Observability

Nanosync exports metrics via OpenTelemetry, bridged to a Prometheus scrape endpoint at /metrics. A Grafana dashboard and alerting rules are included in the repository.

Prometheus

GET http://localhost:7600/metrics

Add to prometheus.yml:

scrape_configs:
  - job_name: nanosync
    static_configs:
      - targets: ['localhost:7600']
    metrics_path: /metrics
    scrape_interval: 15s

Kubernetes ServiceMonitor

helm upgrade nanosync deploy/helm/nanosync/ --set serviceMonitor.enabled=true

Metrics reference

Pipeline metrics

Metric	Type	Labels	Description
`ns_pipeline_events_per_second`	Gauge	`pipeline`	EWMA throughput, events/s
`ns_pipeline_replication_lag_seconds`	Gauge	`pipeline`	Source-to-sink commit latency — primary SLO metric
`ns_pipeline_last_checkpoint_timestamp_seconds`	Gauge	`pipeline`	Unix timestamp of last committed checkpoint
`ns_pipeline_events_total`	Counter	`pipeline`, `table`, `op`	Cumulative events processed
`ns_pipeline_sink_errors_total`	Counter	`pipeline`, `error_type`	Failed sink writes
`ns_pipeline_state`	Gauge	`pipeline`, `state`	1 if the pipeline is in this state

CDC metrics

Metric	Type	Labels	Description
`ns_cdc_table_events_total`	Counter	`pipeline`, `table`, `op`	CDC events by operation (`insert`/`update`/`delete`)
`ns_cdc_table_lag_seconds`	Gauge	`pipeline`, `table`	Per-table replication lag

Snapshot metrics

Metric	Type	Labels	Description
`ns_snapshot_rows_total`	Counter	`pipeline`, `table`	Rows backfilled during initial snapshot
`ns_snapshot_partitions_completed_total`	Counter	`pipeline`, `table`	Completed snapshot partitions
`ns_snapshot_phase`	Gauge	`pipeline`	1 during snapshot, 0 during CDC

SQL Server tlog metrics

Metric	Type	Labels	Description
`ns_tlog_read_lag_seconds`	Gauge	`pipeline`	Age of oldest unprocessed transaction log record
`ns_tlog_gaps_total`	Counter	`pipeline`	LSN gap events that triggered a snapshot fallback

System metrics

Metric	Type	Labels	Description
`ns_buffer_flush_total`	Counter	`pipeline`, `reason`	AdaptiveBuffer flush events by reason
`ns_buffer_size_bytes`	Gauge	`pipeline`	Current buffer size in bytes
`ns_worker_count`	Gauge	—	Number of active Nanosync worker instances

Grafana dashboard

Import the pre-built dashboard at deploy/dashboards/nanosync-overview.json:

curl -X POST \
  -H "Content-Type: application/json" \
  -d @deploy/dashboards/nanosync-overview.json \
  http://admin:password@localhost:3000/api/dashboards/import

Panels: replication lag (P50/P95/P99), throughput, snapshot progress, pipeline state, sink errors, worker fleet.

Alerting rules

deploy/alerts/nanosync.yaml:

groups:
  - name: nanosync
    rules:
      - alert: NanosyncReplicationLagHigh
        expr: ns_pipeline_replication_lag_seconds > 30
        for: 5m
        labels:
          severity: warning
        annotations:
          summary: "Replication lag > 30s on {{ $labels.pipeline }}"

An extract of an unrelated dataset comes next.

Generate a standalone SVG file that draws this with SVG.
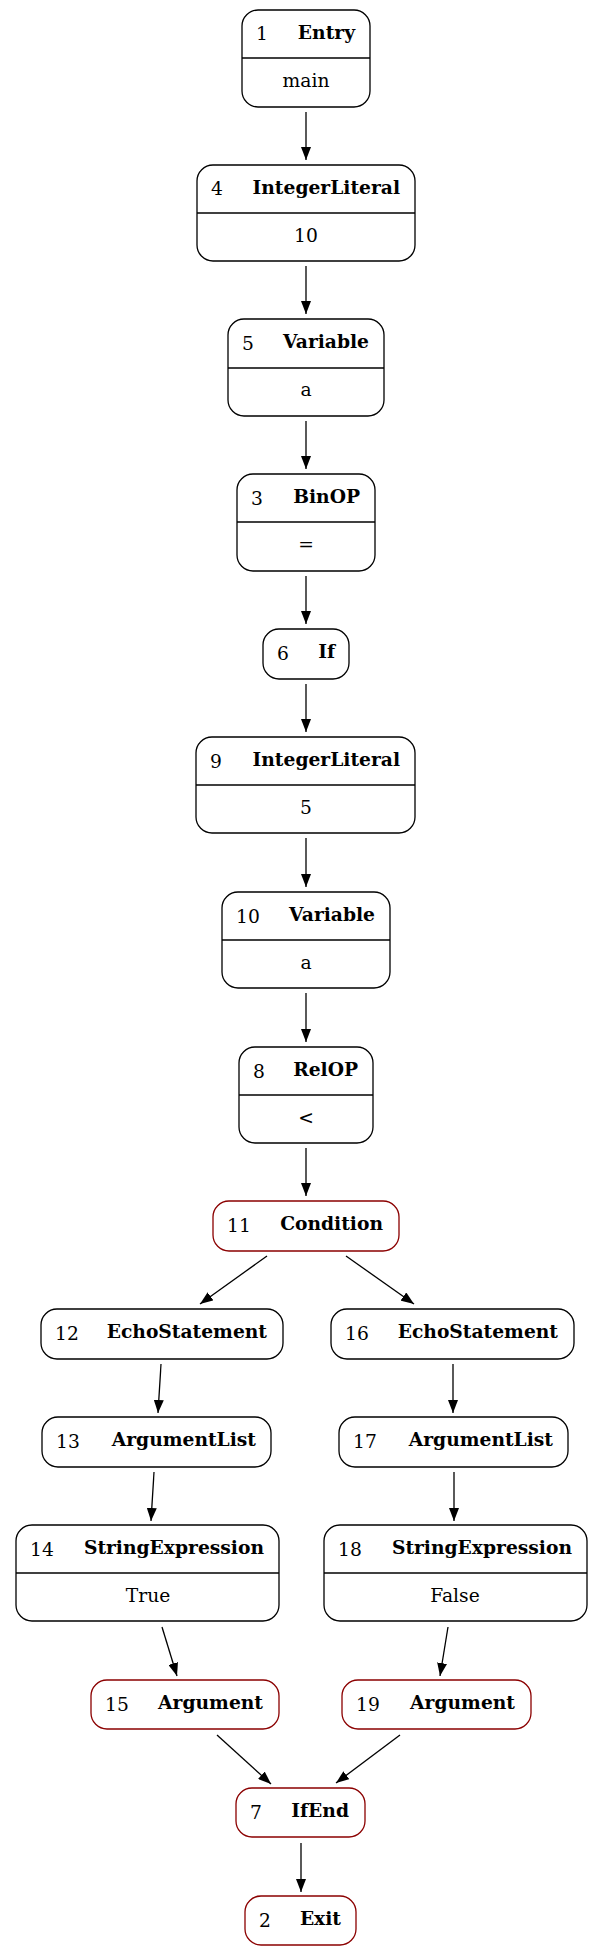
<svg xmlns="http://www.w3.org/2000/svg" width="603" height="1956" viewBox="0 0 603 1956">
<defs>
<style>
.box{fill:#fff;stroke:#000;stroke-width:1.3}
.red{fill:#fff;stroke:#8b0000;stroke-width:1.3}
.div{stroke:#000;stroke-width:1.3}
.num{font-family:"DejaVu Serif",serif;font-size:18.7px;fill:#000}
.name{font-family:"DejaVu Serif",serif;font-size:18.7px;font-weight:bold;fill:#000;text-anchor:end}
.val{font-family:"DejaVu Serif",serif;font-size:18.7px;fill:#000;text-anchor:middle}
.edge{stroke:#000;stroke-width:1.3;fill:none}
</style>
<marker id="ah" viewBox="0 0 13 10" refX="13" refY="5" markerWidth="13" markerHeight="10" markerUnits="userSpaceOnUse" orient="auto">
<path d="M0,0 L13,5 L0,10 Z" fill="#000"/>
</marker>
</defs>
<rect width="603" height="1956" fill="#fff"/>
<g id="connectors">
<line class="edge" x1="306" y1="112" x2="306" y2="160" marker-end="url(#ah)"/>
<line class="edge" x1="306" y1="266" x2="306" y2="314" marker-end="url(#ah)"/>
<line class="edge" x1="306" y1="421" x2="306" y2="469" marker-end="url(#ah)"/>
<line class="edge" x1="306" y1="576" x2="306" y2="624" marker-end="url(#ah)"/>
<line class="edge" x1="306" y1="684" x2="306" y2="732" marker-end="url(#ah)"/>
<line class="edge" x1="306" y1="838" x2="306" y2="887" marker-end="url(#ah)"/>
<line class="edge" x1="306" y1="993" x2="306" y2="1042" marker-end="url(#ah)"/>
<line class="edge" x1="306" y1="1148" x2="306" y2="1196" marker-end="url(#ah)"/>
<line class="edge" x1="267" y1="1256" x2="200" y2="1304" marker-end="url(#ah)"/>
<line class="edge" x1="346" y1="1256" x2="414" y2="1304" marker-end="url(#ah)"/>
<line class="edge" x1="161" y1="1364" x2="158" y2="1413" marker-end="url(#ah)"/>
<line class="edge" x1="154" y1="1472" x2="151" y2="1521" marker-end="url(#ah)"/>
<line class="edge" x1="453" y1="1364" x2="453" y2="1413" marker-end="url(#ah)"/>
<line class="edge" x1="454" y1="1472" x2="454" y2="1521" marker-end="url(#ah)"/>
<line class="edge" x1="162" y1="1627" x2="177" y2="1676" marker-end="url(#ah)"/>
<line class="edge" x1="448" y1="1627" x2="440" y2="1676" marker-end="url(#ah)"/>
<line class="edge" x1="217" y1="1735" x2="271" y2="1784" marker-end="url(#ah)"/>
<line class="edge" x1="400" y1="1735" x2="336" y2="1783" marker-end="url(#ah)"/>
<line class="edge" x1="301" y1="1843" x2="301" y2="1892" marker-end="url(#ah)"/>
</g>
<g id="node1">
<rect class="box" x="242" y="10" width="128" height="97" rx="16"/>
<line class="div" x1="242" y1="58" x2="370" y2="58"/>
<text class="num" x="256" y="40">1</text><text class="name" x="355" y="39">Entry</text>
<text class="val" x="306" y="87">main</text>
</g>
<g id="node4">
<rect class="box" x="197" y="165" width="218" height="96" rx="16"/>
<line class="div" x1="197" y1="213" x2="415" y2="213"/>
<text class="num" x="211" y="195">4</text><text class="name" x="400" y="194">IntegerLiteral</text>
<text class="val" x="306" y="242">10</text>
</g>
<g id="node5">
<rect class="box" x="228" y="319" width="156" height="97" rx="16"/>
<line class="div" x1="228" y1="368" x2="384" y2="368"/>
<text class="num" x="242" y="350">5</text><text class="name" x="369" y="348">Variable</text>
<text class="val" x="306" y="396">a</text>
</g>
<g id="node3">
<rect class="box" x="237" y="474" width="138" height="97" rx="16"/>
<line class="div" x1="237" y1="522" x2="375" y2="522"/>
<text class="num" x="251" y="505">3</text><text class="name" x="360" y="503">BinOP</text>
<text class="val" x="306" y="551">=</text>
</g>
<g id="node6">
<rect class="box" x="263" y="629" width="86" height="50" rx="16"/>
<text class="num" x="277" y="660">6</text><text class="name" x="335" y="658">If</text>
</g>
<g id="node9">
<rect class="box" x="196" y="737" width="219" height="96" rx="16"/>
<line class="div" x1="196" y1="785" x2="415" y2="785"/>
<text class="num" x="210" y="768">9</text><text class="name" x="400" y="766">IntegerLiteral</text>
<text class="val" x="306" y="814">5</text>
</g>
<g id="node10">
<rect class="box" x="222" y="892" width="168" height="96" rx="16"/>
<line class="div" x1="222" y1="940" x2="390" y2="940"/>
<text class="num" x="236" y="923">10</text><text class="name" x="375" y="921">Variable</text>
<text class="val" x="306" y="969">a</text>
</g>
<g id="node8">
<rect class="box" x="239" y="1047" width="134" height="96" rx="16"/>
<line class="div" x1="239" y1="1095" x2="373" y2="1095"/>
<text class="num" x="253" y="1078">8</text><text class="name" x="358" y="1076">RelOP</text>
<text class="val" x="306" y="1124">&lt;</text>
</g>
<g id="node11">
<rect class="red" x="213" y="1201" width="186" height="50" rx="16"/>
<text class="num" x="227" y="1232">11</text><text class="name" x="383" y="1230">Condition</text>
</g>
<g id="node12">
<rect class="box" x="41" y="1309" width="242" height="50" rx="16"/>
<text class="num" x="55" y="1340">12</text><text class="name" x="267" y="1338">EchoStatement</text>
</g>
<g id="node16">
<rect class="box" x="331" y="1309" width="243" height="50" rx="16"/>
<text class="num" x="345" y="1340">16</text><text class="name" x="558" y="1338">EchoStatement</text>
</g>
<g id="node13">
<rect class="box" x="42" y="1417" width="229" height="50" rx="16"/>
<text class="num" x="56" y="1448">13</text><text class="name" x="256" y="1446">ArgumentList</text>
</g>
<g id="node17">
<rect class="box" x="339" y="1417" width="229" height="50" rx="16"/>
<text class="num" x="353" y="1448">17</text><text class="name" x="553" y="1446">ArgumentList</text>
</g>
<g id="node14">
<rect class="box" x="16" y="1525" width="263" height="96" rx="16"/>
<line class="div" x1="16" y1="1573" x2="279" y2="1573"/>
<text class="num" x="30" y="1556">14</text><text class="name" x="264" y="1554">StringExpression</text>
<text class="val" x="148" y="1602">True</text>
</g>
<g id="node18">
<rect class="box" x="324" y="1525" width="263" height="96" rx="16"/>
<line class="div" x1="324" y1="1573" x2="587" y2="1573"/>
<text class="num" x="338" y="1556">18</text><text class="name" x="572" y="1554">StringExpression</text>
<text class="val" x="455" y="1602">False</text>
</g>
<g id="node15">
<rect class="red" x="91" y="1680" width="188" height="49" rx="16"/>
<text class="num" x="105" y="1711">15</text><text class="name" x="263" y="1709">Argument</text>
</g>
<g id="node19">
<rect class="red" x="342" y="1680" width="189" height="49" rx="16"/>
<text class="num" x="356" y="1711">19</text><text class="name" x="515" y="1709">Argument</text>
</g>
<g id="node7">
<rect class="red" x="236" y="1788" width="129" height="49" rx="16"/>
<text class="num" x="250" y="1819">7</text><text class="name" x="349" y="1817">IfEnd</text>
</g>
<g id="node2">
<rect class="red" x="245" y="1896" width="111" height="49" rx="16"/>
<text class="num" x="259" y="1927">2</text><text class="name" x="341" y="1925">Exit</text>
</g>
</svg>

      - alert: NanosyncReplicationLagCritical
        expr: ns_pipeline_replication_lag_seconds > 300
        for: 2m
        labels:
          severity: critical
        annotations:
          summary: "Replication lag > 5m on {{ $labels.pipeline }}"

      - alert: NanosyncPipelineError
        expr: ns_pipeline_state{state="error"} == 1
        for: 1m
        labels:
          severity: critical
        annotations:
          summary: "Pipeline {{ $labels.pipeline }} is in error state"

      - alert: NanosyncSinkErrorsHigh
        expr: rate(ns_pipeline_sink_errors_total[5m]) > 1
        for: 5m
        labels:
          severity: warning
        annotations:
          summary: "Sink errors on {{ $labels.pipeline }}: {{ $value }}/s"

Structured logging

Nanosync emits structured logs in JSON (when piped) or colourised text (on TTY).

{"time":"2026-03-11T09:14:02Z","level":"INFO","msg":"checkpoint committed","pipeline":"orders-to-bigquery","lsn":"0/1A2B3C4","events":4231,"lag_ms":12}

nanosync start server --log-format json   # force JSON
nanosync start server --log-format text   # force text

The web UI at http://localhost:7600/app/ provides basic monitoring during development — no Grafana setup needed.